In this idiotic world where old age has become outlawed, where sickness and weakness border on the criminal, where anyone who lacks the strength to produce and consume becomes an outcast, where failure and destitution are acceptable only in television reports from distant lands, he had the courage to die with millions watching; he had the courage to show us his wasted body, his face constricted with suffering, his dragging feet, his death throes. This was his last lesson, at a time when he could no longer speak.
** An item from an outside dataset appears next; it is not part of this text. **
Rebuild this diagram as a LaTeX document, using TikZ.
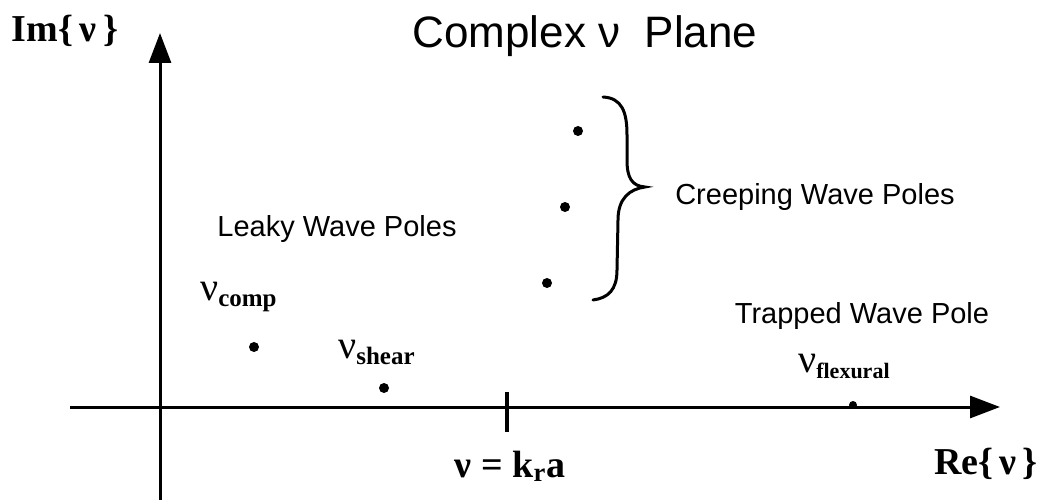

The overarching subject of Fado is the encroachment of the present upon the past, and the past’s mighty struggle to hold its own in the face of the modernizing forces that threaten to obliterate it. And yet, despite—or perhaps in keeping with—his loving acts of preservation, Stasiuk voices pessimism about the ability of past ways of life to survive:

Perhaps this is what the future will look like. Our homelands, our countries, will vanish, as mental or cultural points of reference. Poland will disappear, Italy will disappear, France will disappear. Why not? More and more things are disappearing and more and more new ones are emerging in their stead. What will remain is Fiat, Coca-Cola, Microsoft, Nike, and Johnny Walker. Then Fiat and Ford will disappear too, even Nokia will disappear, and their more perfect future incarnations will arrive, to which we will pray in turn for consolation and hope.

It’s entirely likely that in such a way the West will finally join with the East. The homelessness of all the mental emigrants will in the end become our common home.

Even if so, this book is an important contribution to shoring up the fragments of Central Europe’s past against their eventual ruin.